Dídimo Paiva - Jornalista
Dois órgãos oficiais, a Fundação Getúlio Vargas (FGV) e o Instituto de Pesquisa Aplicada (Ipea), se juntaram para fazer um retrato estatístico virtuoso do Brasil (jornais de 6/8). Manipulando números da estatística, que Jules de Goncourt dizia ser a primeira das ciências inexatas, disseram que a população pobre ou miserável caiu de 34% para 25,2%; a classe média subiu de 44% para 51,9%. Os ricos somam 1% da renda. Como estatística é complexa, tanto que Disraeli dizia que há mentira, mentira deslavada e a estatística. Vale anotar os valores do Ipea e da FGV de cada classe: rico é quem tem renda superior a R$ 16,6 mil (40 salários mínimos); classe média (C) recebe de R$ 1.064 a R$ 4.591; pobres têm renda familiar abaixo de R$ 768. Remediado para a FGV percebe R$ 728 mensais, enquanto o Ipea considera pobres aquelas famílias que têm renda mensal de até R$ 207,50 (meio salário mínimo), em valores de julho/2008.

A publicação ganhou primeira página e duas páginas internas dos jornais nacionais (inclusive o EM) e logo se vê o sentido aparentemente imparcial pelo título do Ipea – Comunicação da presidência, adotado no início deste ano. Desta vez esqueceram de falar dos excluídos (amparados pelo Bolsa-Família) e do preço da cesta básica, 13 produtos, do Dieese, quantidade de alimento que cada adulto consume por mês. Nem do salário médio do brasileiro, de R$ 1,2 mil mensais, se toda a riqueza nacional fosse distribuída equitativamente para cada brasileiro. Também deixaram de mencionar que há mais de 17,5 milhões de aposentados que recebem salário mínimo, e da renda média do brasileiro, de R$ 600,48 mensais, segundo informa o secretário de Previdência Social, Helmut Schwarzer (27/7).

De outras vezes, quando ainda não estava sob o poder de um petista, o Ipea sempre se referia que o capitalismo não é homogêneo. Funciona com ou sob rupturas e crescimento nada tem a ver com desenvolvimento. E muito menos com a cruel desigualdade social, pois o Brasil ocupa o terceiro lugar de desigualdade no ranking mundial. Isso naturalmente exclui mais de 90 milhões de brasileiros (população de 190 milhões de habitantes).
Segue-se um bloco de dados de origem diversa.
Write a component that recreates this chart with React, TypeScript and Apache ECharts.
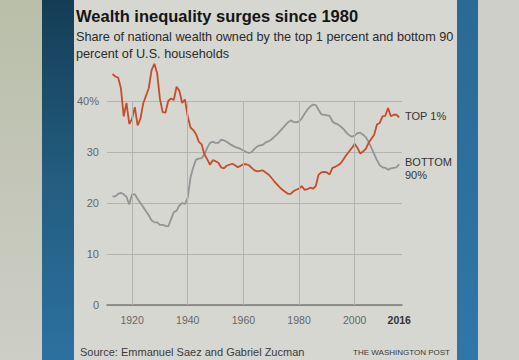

É com base nessa distorção que se pode dizer, repetindo Celso Furtado, que a “economia nacional comporta vida digna para apenas um terço da população".

Do mesmo modo, seria desonesto afirmar que o Brasil não retomou o crescimento, de 1990 a 2006 – governos Collor, Itamar (Plano Real em 1994), Fernando Henrique Cardoso e Luiz Inácio Lula da Silva. A modernização não implica desenvolvimento integrado, pois o Brasil ainda não conseguiu cumprir as metas de segurança alimentar das Nações Unidas (ONU), ou seja, reserva de uma tonelada de grãos por cada habitante/ano, embora seja um dos protagonistas da exportação do agronegócio. Muitos especialistas reafirmam que a grande derrota social foi não ter feito a reforma agrária, como se pode ler no relatório do Grupo de Trabalho da Reforma Agrária (GTRA), assinado pelo ex-senador Milton Campos, a pedido do presidente Jânio Quadros (renunciou em 25/8/1961). Com a crise que abala os Estados Unidos (a questão imobiliária e a queda do dólar), a globalização começa a dar sinais de fadiga. Muitos que assinaram o Consenso de Washington agora reconhecem que o Estado não pode deixar tudo correr por conta do mercado rentista. A distribuição da riqueza ainda capenga no Brasil. A menos que o Ipea e a FGV consigam uma fórmula para salários tão baixos operarem mil milagres na casa de milhões de famílias que recebem até dois salários. É por isso que o presidente Lula reconhece os feitos dos governos do regime militar, especialmente quando elogia o 2º Plano Nacional do Desenvolvimento Econômico do governo Ernesto Geisel (1974-1979), que, segundo Lula, incentivou a industrialização nacional e, com ela, alcançou avanço qualitativo no programa de substituição de importações.

O Programa de Aceleração do Crescimento (PAC) é boa proposta. Mas só programa não opera o milagre de realizar obras. Nunca neste país tão poucos (bancos e grandes negócios) ganharam tanto dinheiro. Que venham as reformas política, tributária e social, para que o Brasil se democratize realmente e se liberte dos messianismos que o assaltam desde a proclamação da República. É bom repetir que a tecnologia é apenas um auxiliar da acumulação. Mais de 250 mil pessoas ficaram ricas de 2003 até hoje. Vivemos sob a tirania da lógica do mercado, que só produz para quem tem muito dinheiro para gastar. Schwarzer informa que 68,4% dos aposentados e pensionistas recebem até um salário mínimo (R$ 415), ou seja, 17,5 milhões dos 26,6 milhões de beneficiários (www.previdência.gov.br).

A Goldman Sachs (EUA) profetiza: em 2050, nove países (Egito, Indonésia, Vietnã, México, Irã, Filipinas, Brasil, Índia e China) devem somar 60% do PIB mundial. A diferença: a média global da classe média tem renda de US$ 6 mil a US$ 30 mil. O sociólogo Adalberto Cardoso, do Iuperj (Rio), pergunta se quem ganha R$ 1.060 mensais pode ser enquadrado como classe média.